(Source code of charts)
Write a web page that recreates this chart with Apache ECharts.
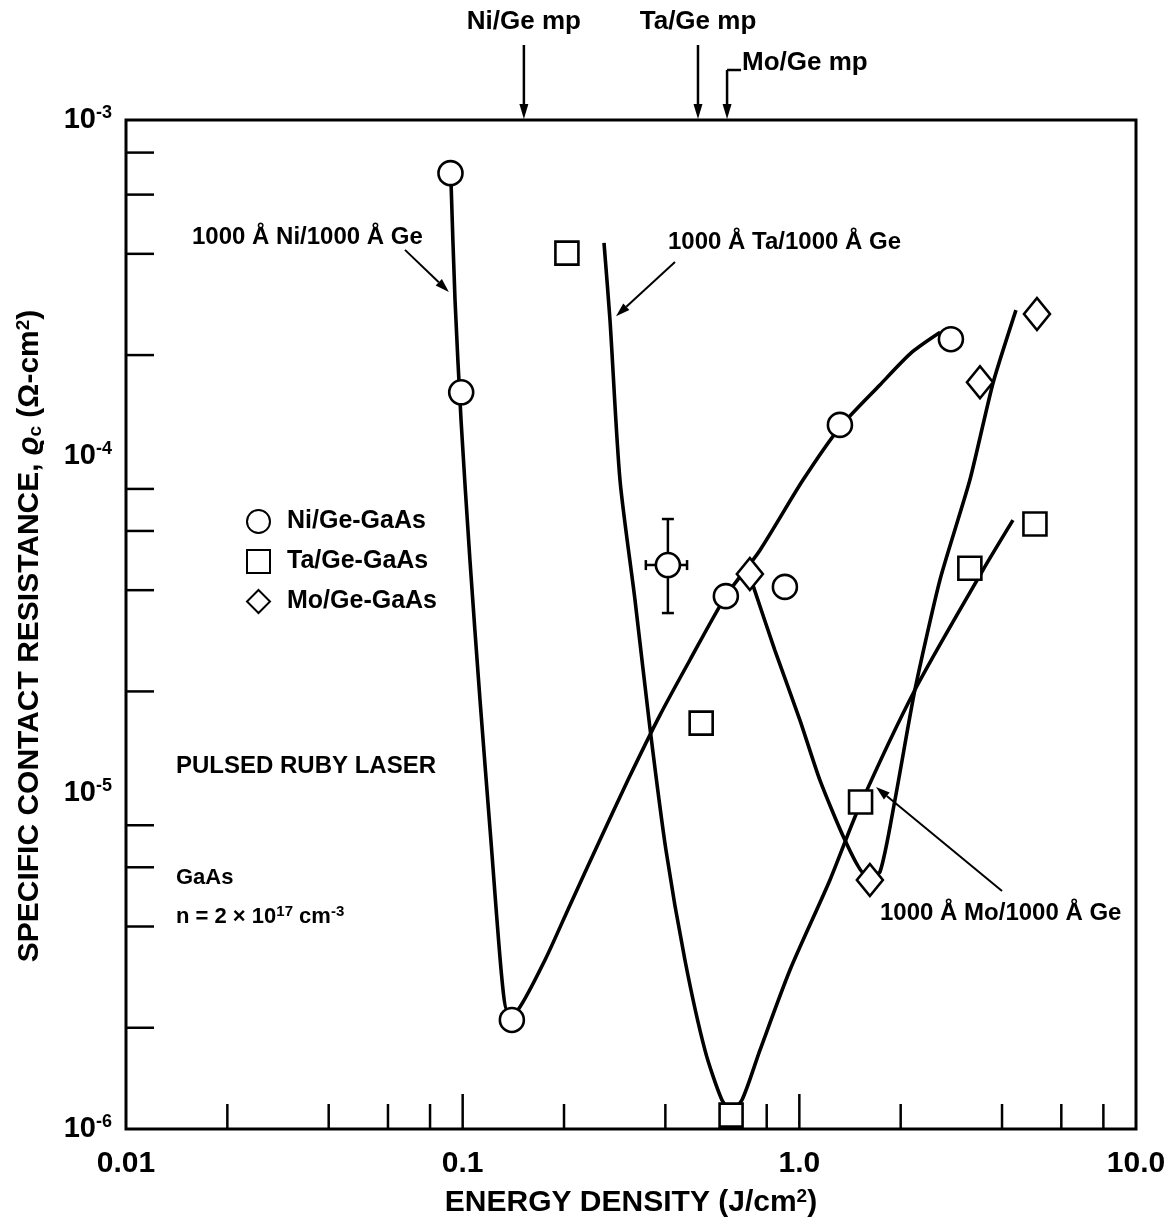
<!DOCTYPE html>
<html><head><meta charset="utf-8">
<script src="https://cdn.jsdelivr.net/npm/echarts@6/dist/echarts.min.js"></script>
<style>html,body{margin:0;padding:0;background:#fff}#c{width:1170px;height:1221px}</style>
</head><body><div id="c"></div>
<script>
// ---------- data ----------
const xTickText = {'-2':'0.01','-1':'0.1','0':'1.0','1':'10.0'};
const yMinorTicks = [2e-6,4e-6,6e-6,8e-6,2e-5,4e-5,6e-5,8e-5,2e-4,4e-4,6e-4,8e-4];
const xMinorTicks = [0.02,0.04,0.06,0.08,0.2,0.4,0.6,0.8,2,4,6,8];
const xMajorTicks = [0.1,1];

const niEnergy = [0.092, 0.099, 0.140, 0.605, 0.906, 1.32, 2.82, 0.407];
const niRes    = [6.95e-4, 1.55e-4, 2.11e-6, 3.84e-5, 4.09e-5, 1.24e-4, 2.23e-4, 4.75e-5];
const taEnergy = [0.204, 0.511, 0.627, 1.52, 3.21, 5.01];
const taRes    = [4.02e-4, 1.61e-5, 1.10e-6, 9.38e-6, 4.65e-5, 6.29e-5];
const moEnergy = [0.713, 1.62, 3.44, 5.08];
const moRes    = [4.47e-5, 5.5e-6, 1.66e-4, 2.65e-4];

// error bar on one Ni point: [energy, res, eLow, eHigh, resLow, resHigh]
const errBar = [0.407, 4.75e-5, 0.350, 0.464, 3.42e-5, 6.51e-5];

// fitted curves
const niCurveE = [0.0923,0.0949,0.0989,0.1051,0.1126,0.1213,0.1309,0.1363,0.146,0.1756,0.2083,0.2557,0.3097,0.3855,0.4732,0.605,0.764,1.025,1.32,1.735,2.16,2.62];
const niCurveR = [6.63e-4,2.92e-4,1.28e-4,4.91e-5,1.885e-5,7.23e-6,2.77e-6,2.23e-6,2.26e-6,3.18e-6,4.63e-6,7.23e-6,1.09e-5,1.70e-5,2.48e-5,3.84e-5,5.26e-5,8.50e-5,1.22e-4,1.63e-4,2.04e-4,2.34e-4];
const taCurveE = [0.2629,0.2739,0.2933,0.325,0.360,0.4016,0.4573,0.5244,0.589,0.627,0.6754,0.764,0.938,1.233,1.493,2.204,3.51,4.31];
const taCurveR = [4.31e-4,2.54e-4,8.50e-5,3.74e-5,1.556e-5,6.75e-6,3.18e-6,1.716e-6,1.219e-6,1.138e-6,1.219e-6,1.716e-6,2.97e-6,5.50e-6,8.88e-6,2.02e-5,4.59e-5,6.46e-5];
const moCurveE = [0.728,0.846,1.004,1.151,1.366,1.577,1.735,1.923,2.204,2.616,3.21,3.76,4.40];
const moCurveR = [4.14e-5,2.65e-5,1.644e-5,1.09e-5,7.23e-6,5.69e-6,5.81e-6,9.51e-6,2.02e-5,4.29e-5,8.50e-5,1.65e-4,2.72e-4];

// annotation arrows [x1,y1,x2,y2] (arrow head at second point)
const annoArrows = [
  [0.0674, 4.11e-4, 0.0910, 3.08e-4],
  [0.4272, 3.78e-4, 0.2854, 2.61e-4],
  [4.00, 5.10e-6, 1.689, 1.039e-5]
];
// melting points
const mpEnergy = [0.152, 0.50, 0.61];
const mpLabels = ['Ni/Ge mp', 'Ta/Ge mp', 'Mo/Ge mp'];

const F = '"Liberation Sans", Arial, Helvetica, sans-serif';
const zip = (a, b) => a.map((v, i) => [v, b[i]]);
const X_MIN = 0.01, X_MAX = 10, Y_MIN = 1e-6, Y_MAX = 1e-3;

const chart = echarts.init(document.getElementById('c'), null, {renderer: 'canvas'});

const markerStyle = {color: '#fff', borderColor: '#000', borderWidth: 2.6, opacity: 1};
const curveStyle = {color: '#000', width: 3.6};

const option = {
  animation: false,
  backgroundColor: '#fff',
  grid: {left: 126, top: 120, width: 1010, height: 1009, containLabel: false, outerBoundsMode: 'none',
    show: true, borderColor: '#000', borderWidth: 3, backgroundColor: 'transparent'},
  xAxis: {
    type: 'log', logBase: 10, min: X_MIN, max: X_MAX,
    axisLine: {show: false}, axisTick: {show: false}, splitLine: {show: false}, minorTick: {show: false},
    axisLabel: {margin: 20, color: '#000', fontFamily: F, fontSize: 30, fontWeight: 'bold',
      formatter: v => xTickText[String(Math.round(Math.log10(v)))] || ''},
    name: '{t|ENERGY DENSITY (J/cm}{s|2}{t|)}', nameLocation: 'middle', nameGap: 58,
    nameTextStyle: {rich: {
      t: {fontFamily: F, fontSize: 30, fontWeight: 'bold', color: '#000'},
      s: {fontFamily: F, fontSize: 19, fontWeight: 'bold', color: '#000', verticalAlign: 'top', padding: [0, 0, 12, 0]}
    }}
  },
  yAxis: {
    type: 'log', logBase: 10, min: Y_MIN, max: Y_MAX,
    axisLine: {show: false}, axisTick: {show: false}, splitLine: {show: false},
    axisLabel: {margin: 14, color: '#000',
      formatter: v => '{b|10}{s|' + Math.round(Math.log10(v)) + '}',
      rich: {
        b: {fontFamily: F, fontSize: 29, fontWeight: 'bold', color: '#000'},
        s: {fontFamily: F, fontSize: 18, fontWeight: 'bold', color: '#000', verticalAlign: 'top', padding: [0, 0, 14, 0]}
      }}
  },
  legend: {
    data: ['Ni/Ge-GaAs', 'Ta/Ge-GaAs', 'Mo/Ge-GaAs'], selectedMode: false,
    orient: 'vertical', left: 241, top: 504, itemWidth: 23, itemHeight: 23, itemGap: 15,
    textStyle: {fontFamily: F, fontSize: 25, fontWeight: 'bold', color: '#000', padding: [0, 0, 0, 12]}
  },
  series: [
    // axis ticks
    {type: 'custom', silent: true, clip: false, z: 1, data: yMinorTicks.map(v => [X_MIN, v]),
      renderItem: (p, api) => { const c = api.coord([api.value(0), api.value(1)]);
        return {type: 'line', shape: {x1: c[0], y1: c[1], x2: c[0] + 28, y2: c[1]}, style: {stroke: '#000', lineWidth: 2.5}}; }},
    {type: 'custom', silent: true, clip: false, z: 1, data: xMinorTicks.map(v => [v, Y_MIN]),
      renderItem: (p, api) => { const c = api.coord([api.value(0), api.value(1)]);
        return {type: 'line', shape: {x1: c[0], y1: c[1], x2: c[0], y2: c[1] - 25}, style: {stroke: '#000', lineWidth: 2.5}}; }},
    {type: 'custom', silent: true, clip: false, z: 1, data: xMajorTicks.map(v => [v, Y_MIN]),
      renderItem: (p, api) => { const c = api.coord([api.value(0), api.value(1)]);
        return {type: 'line', shape: {x1: c[0], y1: c[1], x2: c[0], y2: c[1] - 35}, style: {stroke: '#000', lineWidth: 2.5}}; }},
    // curves
    {type: 'line', name: 'niCurve', data: zip(niCurveE, niCurveR), showSymbol: false, symbol: 'none', smooth: 0.25, lineStyle: curveStyle, z: 2},
    {type: 'line', name: 'taCurve', data: zip(taCurveE, taCurveR), showSymbol: false, symbol: 'none', smooth: 0.25, lineStyle: curveStyle, z: 2},
    {type: 'line', name: 'moCurve', data: zip(moCurveE, moCurveR), showSymbol: false, symbol: 'none', smooth: 0.2, lineStyle: curveStyle, z: 2},
    // error bar
    {type: 'custom', silent: true, z: 3, data: [errBar],
      renderItem: (p, api) => {
        const c = api.coord([api.value(0), api.value(1)]);
        const xl = api.coord([api.value(2), api.value(1)]), xh = api.coord([api.value(3), api.value(1)]);
        const yl = api.coord([api.value(0), api.value(4)]), yh = api.coord([api.value(0), api.value(5)]);
        const st = {stroke: '#000', lineWidth: 2.5};
        return {type: 'group', children: [
          {type: 'line', shape: {x1: c[0], y1: yl[1], x2: c[0], y2: yh[1]}, style: st},
          {type: 'line', shape: {x1: c[0] - 6, y1: yl[1], x2: c[0] + 6, y2: yl[1]}, style: st},
          {type: 'line', shape: {x1: c[0] - 6, y1: yh[1], x2: c[0] + 6, y2: yh[1]}, style: st},
          {type: 'line', shape: {x1: xl[0], y1: c[1], x2: xh[0], y2: c[1]}, style: st},
          {type: 'line', shape: {x1: xl[0], y1: c[1] - 5, x2: xl[0], y2: c[1] + 5}, style: st},
          {type: 'line', shape: {x1: xh[0], y1: c[1] - 5, x2: xh[0], y2: c[1] + 5}, style: st}
        ]};
      }},
    // annotation arrows
    {type: 'custom', silent: true, z: 3, data: annoArrows,
      renderItem: (p, api) => {
        const a = api.coord([api.value(0), api.value(1)]), b = api.coord([api.value(2), api.value(3)]);
        const dx = b[0] - a[0], dy = b[1] - a[1], L = Math.hypot(dx, dy), ux = dx / L, uy = dy / L;
        const hl = 14, hw = 4.5;
        const bx = b[0] - ux * hl, by = b[1] - uy * hl;
        return {type: 'group', children: [
          {type: 'line', shape: {x1: a[0], y1: a[1], x2: bx, y2: by}, style: {stroke: '#000', lineWidth: 2}},
          {type: 'polygon', shape: {points: [[b[0], b[1]], [bx - uy * hw, by + ux * hw], [bx + uy * hw, by - ux * hw]]}, style: {fill: '#000'}}
        ]};
      }},
    // markers
    {type: 'scatter', name: 'Ni/Ge-GaAs', data: zip(niEnergy, niRes), symbol: 'circle', symbolSize: 24, itemStyle: markerStyle, z: 5},
    {type: 'scatter', name: 'Ta/Ge-GaAs', data: zip(taEnergy, taRes), symbol: 'rect', symbolSize: 23, itemStyle: markerStyle, z: 5},
    {type: 'scatter', name: 'Mo/Ge-GaAs', data: zip(moEnergy, moRes), symbol: 'diamond', symbolSize: [26, 32], itemStyle: markerStyle, z: 5}
  ]
};
chart.setOption(option);

// ---------- text annotations ----------
const T = (x, y, text, size, align, extra) => Object.assign({type: 'text', x: x, y: y, silent: true, z: 10,
  style: {text: text, font: 'bold ' + size + 'px ' + F, fill: '#000', textAlign: align || 'left', textVerticalAlign: 'middle'}}, extra || {});
const g = [];
g.push(T(192, 237, '1000 Å Ni/1000 Å Ge', 24));
g.push(T(668, 242, '1000 Å Ta/1000 Å Ge', 24));
g.push(T(880, 913, '1000 Å Mo/1000 Å Ge', 24));
g.push(T(176, 766, 'PULSED RUBY LASER', 24));
g.push(T(176, 878, 'GaAs', 22));
g.push({type: 'text', x: 176, y: 917, silent: true, z: 10, style: {
  text: '{a|n = 2 × 10}{s|17}{a| cm}{s|-3}', textVerticalAlign: 'middle', textAlign: 'left',
  rich: {a: {font: 'bold 22px ' + F, fill: '#000'}, s: {font: 'bold 15px ' + F, fill: '#000', verticalAlign: 'top', padding: [0, 0, 10, 0]}}}});
// y axis title
g.push({type: 'text', x: 30, y: 636, rotation: Math.PI / 2, silent: true, z: 10, style: {
  text: '{t|SPECIFIC CONTACT RESISTANCE, }{r|ϱ}{c|c}{t| (Ω-cm}{s|2}{t|)}', textAlign: 'center', textVerticalAlign: 'middle',
  rich: {t: {font: 'bold 30px ' + F, fill: '#000'}, r: {font: 'italic bold 30px ' + F, fill: '#000'},
         c: {font: 'bold 19px ' + F, fill: '#000', verticalAlign: 'bottom', padding: [8, 0, 0, 0]},
         s: {font: 'bold 19px ' + F, fill: '#000', verticalAlign: 'top', padding: [0, 0, 12, 0]}}}});
// melting point arrows
const topY = chart.convertToPixel({gridIndex: 0}, [1, Y_MAX])[1];
mpEnergy.forEach((e, i) => {
  const x = chart.convertToPixel({gridIndex: 0}, [e, Y_MAX])[0];
  const y0 = i === 2 ? 70 : 45;
  g.push({type: 'line', silent: true, shape: {x1: x, y1: y0, x2: x, y2: topY - 14}, style: {stroke: '#000', lineWidth: 2.5}});
  g.push({type: 'polygon', silent: true, shape: {points: [[x, topY - 1], [x - 4.5, topY - 16], [x + 4.5, topY - 16]]}, style: {fill: '#000'}});
  if (i === 2) {
    g.push({type: 'line', silent: true, shape: {x1: x, y1: y0, x2: x + 14, y2: y0}, style: {stroke: '#000', lineWidth: 2.5}});
    g.push(T(x + 15, 63, mpLabels[i], 26));
  } else {
    g.push(T(x, 22, mpLabels[i], 26, 'center'));
  }
});
chart.setOption({graphic: g});
</script></body></html>
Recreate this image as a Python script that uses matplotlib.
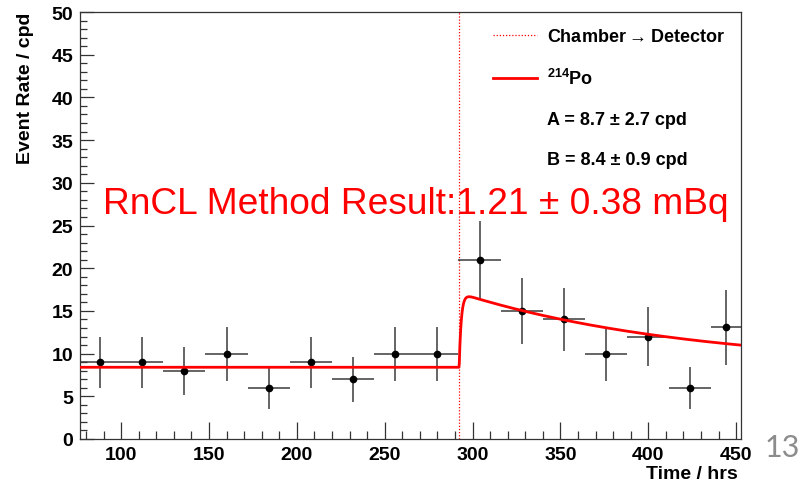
import matplotlib
matplotlib.use("Agg")
import matplotlib.pyplot as plt
import numpy as np
from matplotlib.lines import Line2D
from matplotlib.ticker import MultipleLocator

plt.rcParams['font.family'] = ['Liberation Sans', 'DejaVu Sans']
plt.rcParams['mathtext.fontset'] = 'custom'
plt.rcParams['mathtext.rm'] = 'Liberation Sans:bold'
plt.rcParams['mathtext.default'] = 'rm'

# binned event rate (cpd), 24 h bins, last bin partial
bin_centers = [88, 112, 136, 160, 184, 208, 232, 256, 280,
               304, 328, 352, 376, 400, 424, 444.5]
bin_halfwidth = [12] * 15 + [8.5]
rates = [9, 9, 8, 10, 6, 9, 7, 10, 10, 21, 15, 14, 10, 12, 6, 13.1]
rate_err = [3.0, 3.0, 2.83, 3.16, 2.45, 3.0, 2.65, 3.16, 3.16,
            4.58, 3.87, 3.74, 3.16, 3.46, 2.45, 4.4]

# fit parameters (legend) and transfer time
A_fit, A_err = 8.7, 2.7
B_fit, B_err = 8.4, 0.9
t_transfer = 292.4
tau_rn = 3.8235 * 24 / np.log(2)   # Rn-222 mean life in hours
tau_in = 1.2                       # Po-214 ingrowth (approx.)

x_min, x_max = 76.6, 452.8

fig = plt.figure(figsize=(8.01, 4.85), dpi=100)
ax = fig.add_axes([80 / 801, 45 / 485, 661 / 801, 427 / 485])

ax.errorbar(bin_centers, rates, xerr=bin_halfwidth, yerr=rate_err,
            fmt='o', color='black', ms=4.5, ecolor='#3a3a3a',
            elinewidth=1.1, capsize=0, zorder=3)

t = np.linspace(x_min, x_max, 2000)
dt = np.clip(t - t_transfer, 0, None)
fit = B_fit + A_fit * np.exp(-dt / tau_rn) * (1 - np.exp(-dt / tau_in))
ax.plot(t, fit, color='#ff0000', lw=2, zorder=4)
ax.axvline(t_transfer, color='#ff0000', lw=0.9, ls=(0, (1, 1.5)), zorder=2)

ax.set_xlim(x_min, x_max)
ax.set_ylim(0, 50)
ax.xaxis.set_major_locator(MultipleLocator(50))
ax.xaxis.set_minor_locator(MultipleLocator(10))
ax.yaxis.set_major_locator(MultipleLocator(5))
ax.yaxis.set_minor_locator(MultipleLocator(1))
ax.tick_params(which='both', direction='in', top=False, right=False,
               color='#333333', width=0.9)
ax.tick_params(axis='x', which='major', length=12, pad=5)
ax.tick_params(axis='x', which='minor', length=6)
ax.tick_params(axis='y', which='major', length=10, pad=5)
ax.tick_params(axis='y', which='minor', length=5)
for lab in ax.get_xticklabels() + ax.get_yticklabels():
    lab.set_fontsize(14)
    lab.set_fontweight('bold')
for sp in ax.spines.values():
    sp.set_color('#333333')
    sp.set_linewidth(0.9)

fig.text(26 / 801, 1 - 13 / 485, 'Event Rate / cpd', rotation=90,
         ha='center', va='top', fontsize=14, fontweight='bold')
fig.text(738 / 801, 1 - 475 / 485, 'Time / hrs', ha='right', va='center',
         fontsize=14, fontweight='bold')

handles = [
    Line2D([], [], color='#ff0000', lw=0.9, ls=(0, (1, 1.5))),
    Line2D([], [], color='#ff0000', lw=2),
    Line2D([], [], color='none'),
    Line2D([], [], color='none'),
]
labels = [
    r'Chamber$\rightarrow$Detector',
    r'$^{214}$Po',
    f'A = {A_fit} \u00b1 {A_err} cpd',
    f'B = {B_fit} \u00b1 {B_err} cpd',
]
leg = ax.legend(handles, labels, loc='upper left', bbox_to_anchor=(0.6245, 0.962),
                frameon=False, borderpad=0, borderaxespad=0, handlelength=2.45,
                handletextpad=0.55, labelspacing=1.27,
                prop={'weight': 'bold', 'size': 13})

ax.text(103 / 801, 1 - 205 / 485, 'RnCL Method Result:1.21 \u00b1 0.38 mBq',
        transform=fig.transFigure, ha='left', va='center', color='#ff0000',
        fontsize=26.7, zorder=5)

fig.text(782 / 801, 1 - 448 / 485, '13', ha='center', va='center',
         fontsize=22, color='#8c8c8c', family=['Lato', 'DejaVu Sans'])

fig.savefig('out.png', dpi=100)
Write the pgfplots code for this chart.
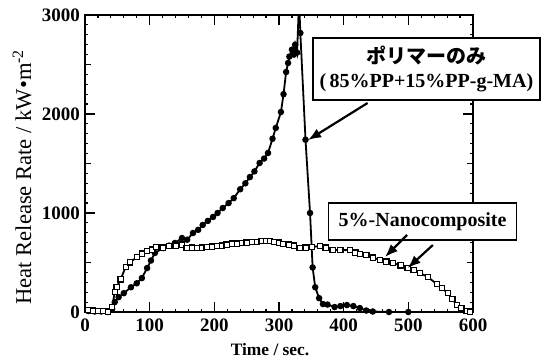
\documentclass[border=0pt]{standalone}
\usepackage{pgfplots}
\pgfplotsset{compat=1.18}
\usepackage{fontspec}
\setmainfont{Liberation Serif}
\newfontfamily\jp{Noto Sans CJK JP}
\usetikzlibrary{arrows.meta}
\begin{document}
\begin{tikzpicture}
\begin{axis}[
 scale only axis, width=194pt, height=148.5pt,
 xmin=0, xmax=600, ymin=0, ymax=3000,
 xtick={0,100,...,600}, ytick={0,1000,2000,3000},
 minor x tick num=4, minor y tick num=9,
 extra y ticks={500,1500,2500}, extra y tick labels={},
 extra y tick style={major tick length=3pt},
 tick align=inside, major tick length=5pt, minor tick length=1.5pt,
 axis line style={line width=1pt},
 every tick/.style={black, line width=0.6pt},
 tick label style={font=\fontsize{9.5}{10}\selectfont\bfseries},
 /pgf/number format/assume math mode=true,
 scaled y ticks=false,
 yticklabel style={/pgf/number format/1000 sep={}, xshift=1pt},
 xlabel={Time / sec.},
 xlabel style={font=\bfseries\fontsize{8.7}{10}\selectfont, at={(axis description cs:0.477,-0.128)}, anchor=center},
 ylabel={Heat Release Rate / kW\textbullet m\textsuperscript{-2}},
 ylabel style={font=\fontsize{11.3}{12}\selectfont, at={(axis description cs:-0.162,0.455)}, anchor=center},
 clip mode=individual,
]
% polymer only (filled circles)
\addplot[black, line width=0.9pt, mark=*, mark size=1.15pt] coordinates {
(5,10)(15,5)(25,5)(35,0)(42,30)(46,100)(52,150)(60,190)(71,250)(80,290)(88,343)(96,444)(102,520)(108,596)(121,646)(130,670)(139,697)(150,747)(158,730)(167,798)(175,830)(182,879)(190,920)(198,960)(205,1000)(213,1050)(222,1100)(230,1150)(240,1240)(248,1300)(255,1363)(262,1420)(270,1505)(277,1550)(283,1606)(290,1750)(295,1859)(303,2020)(307,2200)(311,2424)(314,2515)(316,2580)(320,2650)(323,2600)(325,2700)(328,2620)(331,3150)(333,2818)(341,1740)(348,1000)(352,450)(356,250)(362,140)(368,80)(375,75)(386,50)(395,60)(405,70)(415,60)(425,40)(435,15)(445,5)(470,0)(500,0)
};
% 5% nanocomposite (open squares)
\addplot[black, line width=0.9pt, mark=square*, mark size=1.3pt, mark options={fill=white, line width=0.6pt}] coordinates {
(5,20)(12,15)(20,10)(28,10)(36,5)(42,50)(46,202)(49,250)(55,330)(63,455)(70,500)(80,556)(88,590)(96,615)(104,630)(110,656)(120,650)(130,665)(140,670)(150,680)(157,646)(165,650)(173,646)(181,650)(188,655)(196,660)(204,665)(212,670)(219,680)(227,690)(235,690)(243,695)(250,700)(258,705)(266,710)(273,715)(280,718)(286,717)(293,705)(300,700)(306,687)(315,680)(323,670)(332,646)(341,650)(351,656)(363,667)(372,650)(383,626)(395,625)(410,626)(418,600)(425,586)(435,575)(445,550)(456,525)(466,510)(476,495)(488,470)(499,444)(508,425)(518,394)(530,354)(544,283)(552,240)(561,192)(568,130)(575,71)(582,40)(590,10)(595,5)
};
\node[draw, line width=0.7pt, fill=white, minimum width=113.5pt, minimum height=31pt, align=center, inner sep=1pt, font=\fontsize{10}{11.75}\selectfont] at (axis cs:528,2455) {{\jp\bfseries ポリマーのみ}\\{\bfseries (\,85\%PP+15\%PP-g-MA)}};
\node[draw, line width=0.7pt, fill=white, minimum width=94pt, minimum height=18.5pt, inner sep=1pt, font=\bfseries\fontsize{10}{12}\selectfont] at (axis cs:522,914) {5\%-Nanocomposite};
\draw[-{Latex[length=6.5pt,width=5pt]}, line width=1.1pt] (axis cs:437,2111) -- (axis cs:345,1737);
\draw[-{Latex[length=6.5pt,width=5pt]}, line width=1.1pt] (axis cs:498,778) -- (axis cs:464,556);
\draw[-{Latex[length=6.5pt,width=5pt]}, line width=1.1pt] (axis cs:538,677) -- (axis cs:499,444);
\end{axis}
\pgfresetboundingbox
\path ([shift={(-42.5pt,-24.5pt)}]current axis.south west) rectangle ([shift={(36.5pt,7.5pt)}]current axis.north east);
\end{tikzpicture}
\end{document}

The exercise
Copy exactly the lines running from the beginning of the listing through the line that has "const xMajorTicks = [0.1,1];". Drop the pictures.

Final result
Write a web page that recreates this chart with Apache ECharts.
<!DOCTYPE html>
<html><head><meta charset="utf-8">
<script src="https://cdn.jsdelivr.net/npm/echarts@6/dist/echarts.min.js"></script>
<style>html,body{margin:0;padding:0;background:#fff}#c{width:1170px;height:1221px}</style>
</head><body><div id="c"></div>
<script>
// ---------- data ----------
const xTickText = {'-2':'0.01','-1':'0.1','0':'1.0','1':'10.0'};
const yMinorTicks = [2e-6,4e-6,6e-6,8e-6,2e-5,4e-5,6e-5,8e-5,2e-4,4e-4,6e-4,8e-4];
const xMinorTicks = [0.02,0.04,0.06,0.08,0.2,0.4,0.6,0.8,2,4,6,8];
const xMajorTicks = [0.1,1];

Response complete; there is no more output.